This book is an excellent introduction to this complicated culture war in which the defenders of property, religion and tradition took up arms against a Republican government committed to social reform, devolution and secularisation.
In the early 1930s the Republican government had begun with modest reforms aimed at improving the lot of the country's poor. However, even as early as 1931, the Constituent Assembly approved an amended draft that, while creating a democratic, secular system, also introduced measures which many Spanish people thought an irreligious assault on Spanish tradition. It legalised divorce, permitted the state to expropriate private property for reasons of broader social utility, introduced free, obligatory, secular education for all, dissolved the Jesuits and banned religious communities of nuns, priests and brothers from teaching even in private schools [the unamended draft would have dissolved all religious orders outright]. Many conservatives, including very modest property owners as well as the wealthy, feared that once the balance began to shift so far leftwards revolutionary claims for redistribution of wealth would overwhelm them.
As the decade progressed the Republican government - racked by internecine conflicts between socialists, anarchists and communists, began to lose control. Churches and convents were burned and in July 1936 a former Finance Minister was arrested by uniformed police officers, driven away in a police car and shot. His body was left in the public morgue. The killing of a major political leader while in the custody of law enforcement officers was too much for Spanish conservatives. They concluded the government had totally lost control since its own officers were now dealing out summary executions as though the courts did not exist. A military coup - which had been planned for some time, started in Morocco under the leadership of General Franco who had been flown there from the Canary Islands.

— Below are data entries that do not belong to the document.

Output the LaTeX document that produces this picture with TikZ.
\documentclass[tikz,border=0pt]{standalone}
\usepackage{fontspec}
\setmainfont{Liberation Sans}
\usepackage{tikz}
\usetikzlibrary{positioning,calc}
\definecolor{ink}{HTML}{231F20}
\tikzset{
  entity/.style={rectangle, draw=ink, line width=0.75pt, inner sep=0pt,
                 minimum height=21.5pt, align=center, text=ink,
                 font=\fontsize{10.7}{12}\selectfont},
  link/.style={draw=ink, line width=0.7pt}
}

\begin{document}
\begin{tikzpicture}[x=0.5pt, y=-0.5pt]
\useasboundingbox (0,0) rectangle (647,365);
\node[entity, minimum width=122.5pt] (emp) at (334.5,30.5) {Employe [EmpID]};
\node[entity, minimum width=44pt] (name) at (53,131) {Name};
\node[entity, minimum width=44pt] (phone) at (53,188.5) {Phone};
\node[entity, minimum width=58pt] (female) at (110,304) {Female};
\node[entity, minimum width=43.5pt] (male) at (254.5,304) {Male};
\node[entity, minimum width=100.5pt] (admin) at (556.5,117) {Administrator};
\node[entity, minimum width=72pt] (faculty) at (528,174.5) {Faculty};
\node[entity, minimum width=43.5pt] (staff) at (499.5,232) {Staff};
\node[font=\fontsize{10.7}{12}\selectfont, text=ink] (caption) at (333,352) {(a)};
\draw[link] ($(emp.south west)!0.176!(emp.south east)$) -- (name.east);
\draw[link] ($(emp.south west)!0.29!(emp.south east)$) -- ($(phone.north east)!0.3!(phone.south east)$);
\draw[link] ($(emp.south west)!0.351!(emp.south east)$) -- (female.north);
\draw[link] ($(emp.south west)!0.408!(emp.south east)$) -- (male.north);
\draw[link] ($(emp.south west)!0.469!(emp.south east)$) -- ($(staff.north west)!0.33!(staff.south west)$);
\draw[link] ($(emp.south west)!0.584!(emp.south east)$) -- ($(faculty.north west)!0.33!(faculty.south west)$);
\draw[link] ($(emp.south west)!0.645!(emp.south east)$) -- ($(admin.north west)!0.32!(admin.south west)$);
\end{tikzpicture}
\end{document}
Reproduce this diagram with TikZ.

During the following three years the forces of Spanish conservatism waged what many of them saw as a religious crusade against atheistic communism. Germany, Italy and the Soviet Union were all drawn in to the conflict. Many other countries refused to get involved. Accounts of revolution, expropriations and anti-clerical atrocities in Republican Spain frightened conservatives everywhere. Selling arms to a democratically elected government threatened by military coup was one thing. Aiding an atheistic social revolution that killed priests and landlords was quite another. Franco's eventual triumph became inevitable.